Credit: P. DELOCHE/GODONG/CORBIS

Collins is well known as one of the architects of the Human Genome Project. He has also achieved notoriety as a highly respected scientist with deep-seated religious beliefs. An evangelical Christian since the age of 27, Collins detailed his views on reconciling religion and science in his 2006 book The Language of God: A Scientist Presents Evidence for Belief.

The obvious reply to the suggestion of conflict is that religious belief can coexist perfectly well with scientific laws and methods — God simply exists outside nature. In Collins's book, for example, he calls himself a believer in “theistic evolution” — which espouses, in part, that “once evolution got under way no special supernatural intervention was required”.
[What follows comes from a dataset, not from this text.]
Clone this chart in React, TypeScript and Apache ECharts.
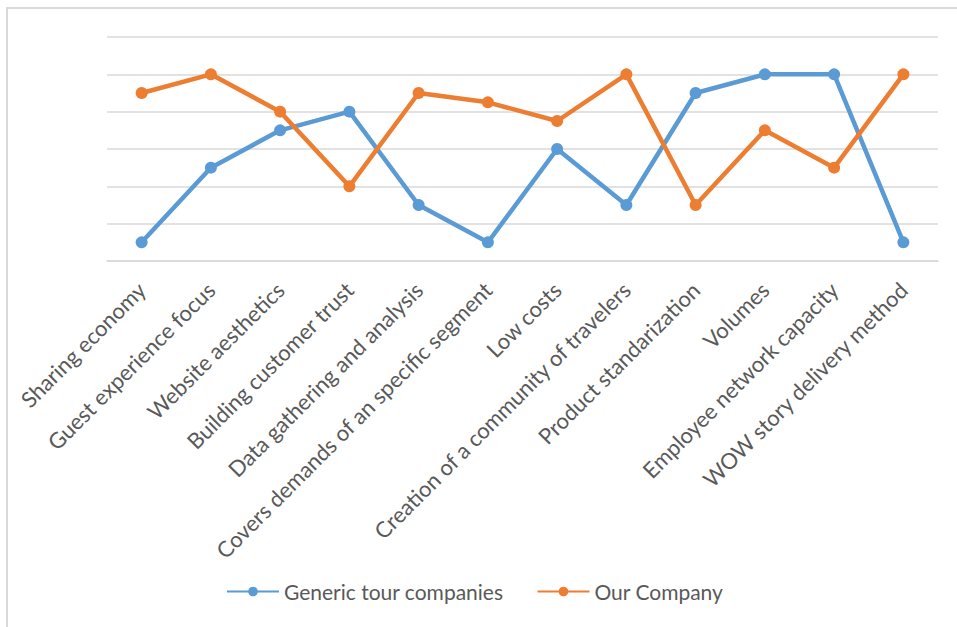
import React, { useEffect, useRef } from "react";
import * as echarts from "echarts";

const categories = [
  "Sharing economy",
  "Guest experience focus",
  "Website aesthetics",
  "Building customer trust",
  "Data gathering and analysis",
  "Covers demands of an specific segment",
  "Low costs",
  "Creation of a community of travelers",
  "Product standarization",
  "Volumes",
  "Employee network capacity",
  "WOW story delivery method",
];

const genericTourCompanies = [0.5, 2.5, 3.5, 4, 1.5, 0.5, 3, 1.5, 4.5, 5, 5, 0.5];
const ourCompany = [4.5, 5, 4, 2, 4.5, 4.25, 3.75, 5, 1.5, 3.5, 2.5, 5];

const seriesNames = ["Generic tour companies", "Our Company"];

const FONT = "Lato, 'Noto Sans', sans-serif";

export default function App() {
  const ref = useRef<HTMLDivElement>(null);
  useEffect(() => {
    if (!ref.current) return;
    const chart = echarts.init(ref.current, undefined, { renderer: "svg" });
    chart.setOption({
      animation: false,
      backgroundColor: "#ffffff",
      textStyle: { fontFamily: FONT },
      graphic: [
        {
          type: "rect",
          shape: { x: 7, y: 8, width: 1000, height: 700 },
          style: { fill: "none", stroke: "#d9d9d9", lineWidth: 2 },
          silent: true,
        },
      ],
      grid: { left: 107, right: 19, top: 37, bottom: 366, containLabel: false },
      legend: {
        top: 576,
        left: 221,
        itemWidth: 52,
        itemHeight: 12,
        itemGap: 33,
        textStyle: { color: "#595959", fontSize: 21, fontFamily: FONT },
        data: seriesNames,
      },
      xAxis: {
        type: "category",
        data: categories,
        boundaryGap: true,
        axisLine: { show: true, lineStyle: { color: "#d9d9d9", width: 1.5 } },
        axisTick: { show: false },
        axisLabel: {
          interval: 0,
          rotate: 45,
          margin: 25,
          color: "#595959",
          fontSize: 22,
          fontFamily: FONT,
        },
      },
      yAxis: {
        type: "value",
        min: 0,
        max: 6,
        interval: 1,
        axisLabel: { show: false },
        axisLine: { show: false },
        axisTick: { show: false },
        splitLine: { lineStyle: { color: "#d9d9d9", width: 1.5 } },
      },
      series: [
        {
          name: seriesNames[0],
          type: "line",
          data: genericTourCompanies,
          color: "#5b9bd5",
          symbol: "circle",
          symbolSize: 12,
          lineStyle: { width: 4.5, color: "#5b9bd5" },
          itemStyle: { color: "#5b9bd5" },
        },
        {
          name: seriesNames[1],
          type: "line",
          data: ourCompany,
          color: "#ed7d31",
          symbol: "circle",
          symbolSize: 12,
          lineStyle: { width: 4.5, color: "#ed7d31" },
          itemStyle: { color: "#ed7d31" },
        },
      ],
    });
    return () => chart.dispose();
  }, []);
  return (
    <div
      ref={ref}
      style={{ position: "fixed", left: 0, top: 0, width: 957, height: 627 }}
    />
  );
}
Yet theistic evolution, writes Collins, also implies that humans are unique in ways that “defy evolutionary explanation and point to our spiritual nature”. And in a 2006 Time magazine debate with noted atheist and evolutionist Richard Dawkins1, Collins suggested that God could on rare occasions choose to “invade the natural world in a way that appears miraculous” — a peculiar outlook for a biologist.

How rare is a 'dual practitioner' such as Collins? In 1997, University of Georgia history professor Edward Larson and journalist Larry Witham reported survey results suggesting that 39% of scientists believe in God2. A 9 July 2009 survey, conducted by the American Association for the Advancement of Science and the US non-profit Pew Research Center, found that figure to be 33%.

But in a second survey3, Larson and Witham asked a slightly different question. Do leading scientists have religious faith of equal measure to scientists in general? They used members of the US National Academy of Sciences for their so-called “greater scientist” subgroup. Just 7% of respondents professed a belief in God.

University of Oxford chemist Peter Atkins assessed the Larson and Witham survey results in this way: “You clearly can be a scientist and have religious beliefs. But I don't think you can be a real scientist in the deepest sense of the word because they are such alien categories of knowledge.” Eminent Harvard University psychologist Steven Pinker, in criticizing the Collins nomination, said much the same thing4. They may be right. Or perhaps it just takes a rare person to advance a scientific career while balancing belief and bioscience — without corrupting either.